- Italian theatrical release poster
- Directed by: Vincenzo Alfieri [it]
- Written by: Vincenzo Alfieri; Giuseppe Stasi;
- Based on: 40 secondi. Willy Monteiro Duarte. La luce del coraggio and il buio della violenza by Federica Angeli
- Produced by: Roberto Proia
- Starring: Francesco Gheghi; Enrico Borello; Francesco Di Leva; Beatrice Puccilli; Justin De Vivo;
- Cinematography: Andrea Reitano
- Edited by: Vincenzo Alfieri
- Music by: Alessandro Bencini
- Production company: Eagle Pictures
- Distributed by: Eagle Pictures
- Release dates: 17 October 2025 (Rome); 19 November 2025 (Italy);
- Running time: 121 minutes
- Country: Italy
- Language: Italian

= 40 secondi =

2025 film by Vincenzo Alfieri

40 secondi (40 seconds) is an Italian drama film co-written and directed by Vincenzo Alfieri, loosely based on the book 40 secondi. Willy Monteiro Duarte. La luce del coraggio and il buio della violenza by Federica Angeli.

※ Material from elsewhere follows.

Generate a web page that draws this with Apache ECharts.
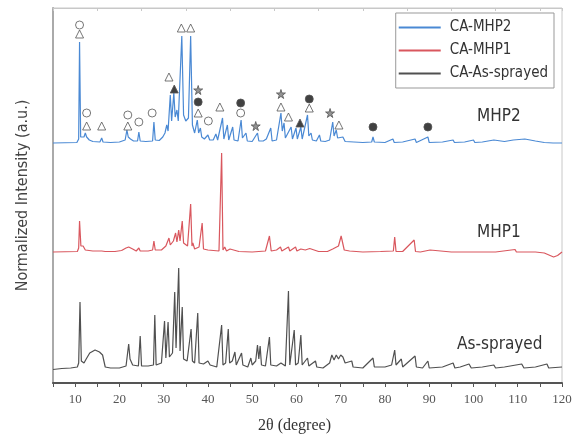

It had its world premiere in the Progressive Cinema Competition of the 20th Rome Film Festival on 17 October 2025, and received a theatrical release in Italy on 19 November 2025.

==Premise==
The film follows the true story of Willy Monteiro Duarte, a 21-year-old of Cape Verdean descent who was brutally beaten and killed in Colleferro while defending a friend.

==Cast==
- Francesco Gheghi as Maurizio
- Enrico Borello as Cosimo
- Francesco Di Leva
- Beatrice Puccilli as Michelle
- Giordano Giansanti as Federico
- Luca Petrini as Lorenzo
- Justin De Vivo as Willy Monteiro Duarte
- Sergio Rubini
- Maurizio Lombardi
- Daniele Cartocci as Cristian
- Chiara Celotto as Rossella

==Production==
Principal photography began on 16 June 2025. Filming took place in and around Rome over seven weeks.

==Release==
A trailer was released on 22 September 2025. The film had its world premiere in the Progressive Cinema Competition of the 20th Rome Film Festival on 17 October 2025. It received a theatrical release in Italy on 19 November 2025.